なお、当社グループのセグメントは、ガラス事業単一です。
(注)上記金額には、消費税等は含まれておりません。
(2) 財政状態の分析
[総資産]
当第3四半期連結会計期間末における資産合計は、前連結会計年度末と比較して515億70百万円増加し、7,454億88百万円となりました。流動資産では、PPG社米国ガラス繊維事業の取得に伴う支出や1年以内償還の社債を償還したことにより、現金及び預金が減少しました。固定資産では、上述の事業取得により、有形固定資産及び無形固定資産が増加しました。また、一部の投資有価証券の評価額が増加したことから、投資その他の資産のその他が増加しました。
[負債]
当第3四半期連結会計期間末における負債合計は、前連結会計年度末と比較して339億73百万円増加し、2,183億27百万円となりました。流動負債では、前述の通り、1年以内償還の社債を償還した一方で、PPG社米国ガラス繊維事業の取得のため短期借入金が増加しました。また、藤沢事業場跡地の環境改善工事に係る費用の見積額を引当金として計上したことにより、流動負債及び固定負債においてその他の引当金が増加しました。
[純資産]
当第3四半期連結会計期間末における純資産合計は、前連結会計年度末と比較して175億96百万円増加し、5,271億60百万円となりました。利益の増加により利益剰余金が増加したほか、その他有価証券評価差額金が増加しました。

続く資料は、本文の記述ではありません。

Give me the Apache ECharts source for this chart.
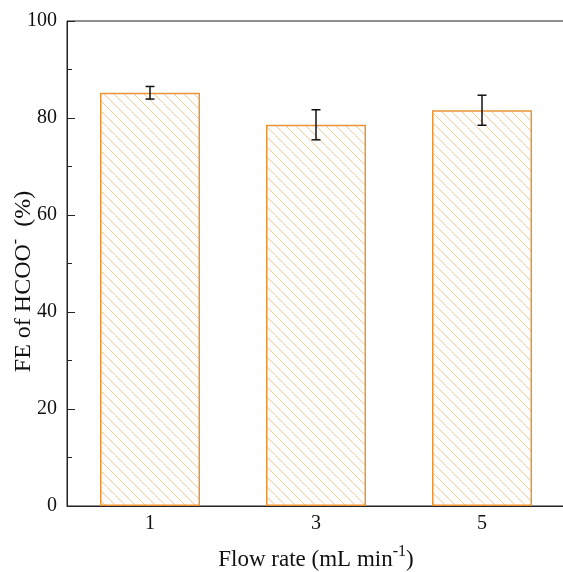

これらの結果、当第3四半期連結会計期間末における自己資本比率は前連結会計年度末の72.7%から2.6ポイント低下し、70.1%となりました。
(3) 対処すべき課題
当第3四半期連結累計期間において、当社グループが対処すべき課題に重要な変更はありません。
(4) 研究開発活動
当社グループは、「ガラスの持つ無限の可能性を引き出し、モノづくりを通して、豊かな未来を切り拓きます。」という企業理念を実現することを目的に研究開発活動に取り組んでいます。また、製造プロセスと製品開発の統合的な進化を目指し、その成果を当社の中長期の成長のための経営戦略に反映させていきます。
当社の研究開発活動は、「基礎的研究開発」と「事業部門開発」から成っています。
「基礎的研究開発」は、基盤技術開発と戦略的開発で構成されます。基盤技術開発は、主としてスタッフ機能部門(技術本部、製造技術統括本部)が担当しています。科学的なアプローチに基づき、新材料・新技術、製品化技術、分析評価技術、製造プロセス技術の研究開発をライン部門(各事業部)と密接に連携をとりながら行っています。また、戦略的開発については、スタッフ機能部門とライン部門が、事業戦略に基づく中期的開発課題について密接に連携し取り組んでいます。そのための情報解析や企画立案は、事業戦略部が支援しています。一方、「事業部門開発」は、主としてライン部門が担当し、各事業分野の発展につながる製品及び製造プロセス技術の研究開発を、スタッフ機能部門と密接に連携をとりながら行っています。
当第3四半期連結累計期間における当社グループの研究開発費は43億10百万円となりました。これは、基礎的研究開発に14億50百万円、事業部門開発に28億59百万円を使用したものです。
当第3四半期連結累計期間において、当社グループの研究開発活動の状況に重要な変更はありません。
(注)上記金額には、消費税等は含まれておりません。